The promotion of gambling by professional sports leagues is dangerous

Athletes like Pete Rose and Paul Hornung and Alex Karras have been suspended or banned from their sports over gambling, Mr Rose’s suspension lasting until after his death. The “Black Sox scandal” of 1919 occurred when eight members of the Chicago White Sox threw the World Series to the Cincinnati Reds, allegedly for a payment from gamblers betting on the outcome. Commissioners like Kenesaw Mountain Landis and Pete Rozelle were determined to keep their sports untainted by any connection with gambling.

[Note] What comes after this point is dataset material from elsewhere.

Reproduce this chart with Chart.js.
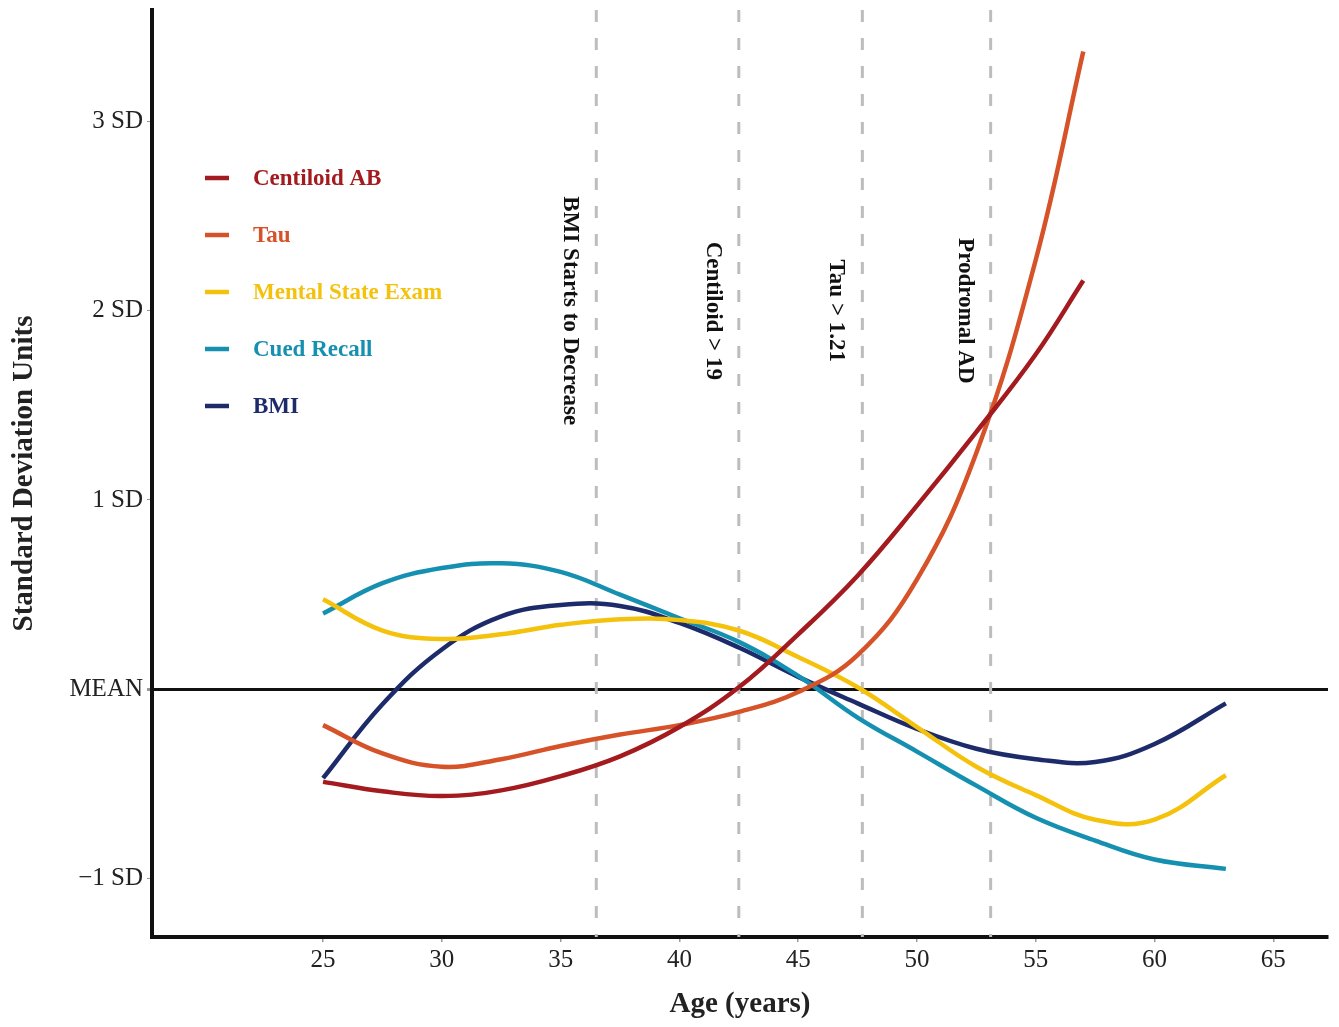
<!DOCTYPE html>
<html>
<head>
<meta charset="utf-8">
<script src="https://cdn.jsdelivr.net/npm/chart.js@4.4.1/dist/chart.umd.min.js"></script>
<style>
  html, body { margin: 0; padding: 0; background: #fff; }
  #wrap { width: 1339px; height: 1027px; position: relative; }
</style>
</head>
<body>
<div id="wrap"><canvas id="chart"></canvas></div>
<script>
// ages
const agesShort = [25, 27.5, 30, 32.5, 35, 37.5, 40, 42.5, 45, 47.5, 50, 52.5, 55, 57];
const agesLong  = [25, 27.5, 30, 32.5, 35, 37.5, 40, 42.5, 45, 47.5, 50, 52.5, 55, 57.5, 60, 63];

const centiloid = [-0.49, -0.54, -0.565, -0.535, -0.46, -0.355, -0.2, 0.01, 0.29, 0.60, 0.97, 1.36, 1.77, 2.16];
const tau       = [-0.19, -0.34, -0.41, -0.37, -0.30, -0.24, -0.19, -0.12, -0.015, 0.18, 0.58, 1.25, 2.27, 3.37];
const mental    = [0.475, 0.31, 0.265, 0.29, 0.34, 0.37, 0.365, 0.31, 0.17, 0.01, -0.2, -0.41, -0.56, -0.69, -0.69, -0.455];
const cued      = [0.40, 0.56, 0.64, 0.665, 0.62, 0.50, 0.375, 0.25, 0.07, -0.15, -0.33, -0.51, -0.68, -0.8, -0.9, -0.95];
const bmi       = [-0.47, -0.08, 0.21, 0.385, 0.445, 0.44, 0.35, 0.22, 0.065, -0.075, -0.21, -0.315, -0.37, -0.385, -0.29, -0.075];

const seriesNames  = ["Centiloid AB", "Tau", "Mental State Exam", "Cued Recall", "BMI"];
const seriesColors = ["#A31A1F", "#D6532A", "#F4C20D", "#1690B0", "#1D2B6B"];

const xTicks = [25, 30, 35, 40, 45, 50, 55, 60, 65];
const yTicks = [-1, 0, 1, 2, 3];
const yTickLabels = ["\u22121 SD", "MEAN", "1 SD", "2 SD", "3 SD"];

// milestone lines
const milestoneAges   = [36.5, 42.5, 47.7, 53.1];
const milestoneLabels = ["BMI Starts to Decrease", "Centiloid > 19", "Tau > 1.21", "Prodromal AD"];

const FONT = "'Liberation Serif', 'Times New Roman', serif";

function pts(xs, ys) {
    return ys.map((y, i) => ({ x: xs[i], y: y }));
}

const allSeries = [
    pts(agesShort, centiloid),
    pts(agesShort, tau),
    pts(agesLong, mental),
    pts(agesLong, cued),
    pts(agesLong, bmi)
];

const datasets = allSeries.map((d, i) => ({
    label: seriesNames[i],
    data: d,
    borderColor: seriesColors[i],
    backgroundColor: seriesColors[i],
    borderWidth: 4.5,
    pointRadius: 0,
    tension: 0.4,
    fill: false
}));

const milestonePlugin = {
    id: "milestones",
    beforeDatasetsDraw(chart) {
        const { ctx, chartArea, scales } = chart;
        ctx.save();
        ctx.strokeStyle = "#BDBDBD";
        ctx.lineWidth = 3;
        ctx.setLineDash([12, 16]);
        milestoneAges.forEach(a => {
            const x = scales.x.getPixelForValue(a);
            ctx.beginPath();
            ctx.moveTo(x, chartArea.top);
            ctx.lineTo(x, chartArea.bottom);
            ctx.stroke();
        });
        ctx.setLineDash([]);
        ctx.fillStyle = "#111";
        ctx.font = "bold 23px " + FONT;
        ctx.textAlign = "center";
        ctx.textBaseline = "middle";
        const yMid = scales.y.getPixelForValue(2);
        milestoneAges.forEach((a, i) => {
            const x = scales.x.getPixelForValue(a) - 26;
            ctx.save();
            ctx.translate(x, yMid);
            ctx.rotate(Math.PI / 2);
            ctx.fillText(milestoneLabels[i], 0, 0);
            ctx.restore();
        });
        ctx.restore();
    },
    afterDraw(chart) {
        // legend
        const { ctx } = chart;
        ctx.save();
        ctx.font = "bold 23px " + FONT;
        ctx.textBaseline = "middle";
        ctx.textAlign = "left";
        seriesNames.forEach((name, i) => {
            const y = 178 + i * 57;
            ctx.strokeStyle = seriesColors[i];
            ctx.lineWidth = 4.5;
            ctx.beginPath();
            ctx.moveTo(205, y);
            ctx.lineTo(229, y);
            ctx.stroke();
            ctx.fillStyle = seriesColors[i];
            ctx.fillText(name, 253, y + 1);
        });
        ctx.restore();
    }
};

new Chart(document.getElementById("chart"), {
    type: "line",
    data: { datasets: datasets },
    plugins: [milestonePlugin],
    options: {
        responsive: true,
        maintainAspectRatio: false,
        animation: false,
        layout: { padding: { top: 10, right: 11, left: 0, bottom: 0 } },
        plugins: {
            legend: { display: false },
            tooltip: { enabled: false }
        },
        scales: {
            x: {
                type: "linear",
                min: 17.8,
                max: 67.3,
                afterBuildTicks: s => { s.ticks = xTicks.map(v => ({ value: v })); },
                afterFit: s => { s.height = 90; s.paddingLeft = 0; s.paddingRight = 0; },
                ticks: {
                    color: "#222",
                    font: { family: FONT, size: 25 },
                    padding: 3,
                    maxRotation: 0,
                    autoSkip: false
                },
                grid: {
                    color: "transparent",
                    tickColor: "#999",
                    tickLength: 5,
                    lineWidth: 1.5
                },
                border: { color: "#111", width: 4 },
                title: {
                    display: true,
                    text: "Age (years)",
                    color: "#222",
                    font: { family: FONT, size: 29, weight: "bold" },
                    padding: { top: 0, bottom: 5 }
                }
            },
            y: {
                type: "linear",
                min: -1.31,
                max: 3.59,
                afterBuildTicks: s => { s.ticks = yTicks.map(v => ({ value: v })); },
                afterFit: s => { s.width = 152; s.paddingTop = 0; s.paddingBottom = 0; },
                ticks: {
                    color: "#222",
                    font: { family: FONT, size: 25 },
                    padding: 4,
                    callback: v => yTickLabels[yTicks.indexOf(v)]
                },
                grid: {
                    color: c => (c.tick && c.tick.value === 0) ? "#111" : "transparent",
                    lineWidth: c => (c.tick && c.tick.value === 0) ? 3 : 1,
                    tickColor: "#999",
                    tickLength: 5
                },
                border: { color: "#111", width: 4 },
                title: {
                    display: true,
                    text: "Standard Deviation Units",
                    color: "#222",
                    font: { family: FONT, size: 29, weight: "bold" },
                    padding: { top: 7, bottom: 0 }
                }
            }
        }
    }
});
</script>
</body>
</html>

But now we see all sorts of gambling information being put out by the major professional sports leagues. The NFL Network, owned by the National Football League, has plenty of sports gambling commercials, and I have also seen such in NBA and WNBA broadcasts. The NFL requires individual teams to publish injury reports and statuses during the week prior to the next game, and who needs that besides gamblers?

And so we get this:

Philly is now the No. 1 market for online gambling companies — and addiction helplines are ringing off the hook

Advertisers spent $37 million on the Philadelphia market in 2025. Online gambling help calls and texts have more than doubled in Pennsylvania and New Jersey since Mar 2021.

by Max Marin and Lizzie Mulvey | Wednesday, December 10, 2025 | 5:00 AM EST

One man, buried under $20,000 in online gambling debt, became homeless. A woman lost $13,000 and missed her last five mortgage payments. A mother gambled away her son’s college tuition, piling up over $100,000 in debt.

Such dire stories — shared with gambling helplines in Pennsylvania and New Jersey in recent years — are on the rise. And for the growing number of people, the problem isn’t the casino, but the apps on their phones that let them gamble anywhere, 24/7.

“My family is hosting fundraisers for my son who had a stroke, and here I am, gambling on my phone,” one caller said. “What’s wrong with me?”

The Philadelphia media market — which encompasses the city, southeastern Pa., central and southern New Jersey — has become an epicenter of online gambling in the United States. In 2024, internet gaming and sports wagering revenues alone topped $6 billion in Pennsylvania and New Jersey, up from about $3.6 billion in 2021.

The last play field goal by the Las Vegas Raiders, which changed their loss to the Denver Broncos from ten points to seven points, certainly looked like a play to do nothing but change winners and losers on the betting line.

As it happens, I finished Mario Puzo’s book The Godfather just a week or so ago. In it, Don Vito Corleone declined the opportunity to go into narcotics, saying that he’d lose his political friends and protection if he did, while the police pretty much looked the other way when it came to gambling, which they viewed as a harmless vice. But while gambling doesn’t leave junkies sleeping on the sidewalks and doorways of Kensington, the way narcotics do, there is damage nonetheless.

In the same period, the amount of calls and texts to 1-800-GAMBLER rose in both Pennsylvania and New Jersey, two of only six states in the U.S. where both sports betting and online casino games are legal. But calls about online gambling problems rose significantly more – 180% in Pennsylvania and 160% in New Jersey in that period. In 2019, only about one in ten Pa. callers said online gambling was their main issue. By 2024, it was every other caller.

My paternal grandparents, living in Antioch, California, would save their money, and occasionally take a trip to Reno, Nevada, to gamble. When they ran out of money, they were done. Now the casinos have ATMs all around, so that when gamblers run out of money, they can draw more out of their checking or savings accounts.

Unfortunately, the cited Philadelphia Inquirer article did not tell us whether there was evidence that gambling problems were greater in poorer areas than wealthy ones.

Having lived in the Keystone State, I sort of laughed at what had happened to the gambling ‘industry,’ Originally exclusive to Nevada, New Jersey saw the money that was being made, and legalized casino gambling in Atlantic City. Donald Trump and others built casinos, and flourished. Me? I thought that Atlantic City had wasted their greatest natural resource, their beaches, to promote gambling, and let the beaches go, if not completely to seed, to not very good.

Then Pennsylvania authorized casino gambling, and surprise, surprise, surprise, the Atlantic City casinos suffered, some going out of business, as Pennsylvanians stayed home to gamble. Now it seems as though every state has some form of legalized gambling, even if it’s only state-run lotteries.

I referred to the gambling ‘industry’ above, because this is an ‘industry’ which produces nothing; its sole purpose is to move money from some people to other people, with the state and the gambling ‘hosts’ getting their percentage, regardless of who wins.

The libertarian — not Libertarian! — in me says that if people want to gamble, it’s their business, not the state’s, but I know just as certainly as anyone can that out-of-control gambling destroys people and destroys families. Perhaps gambling shouldn’t be banned, but I cannot argue that we’re better off today than we were when only the Silver State had legalized gambling.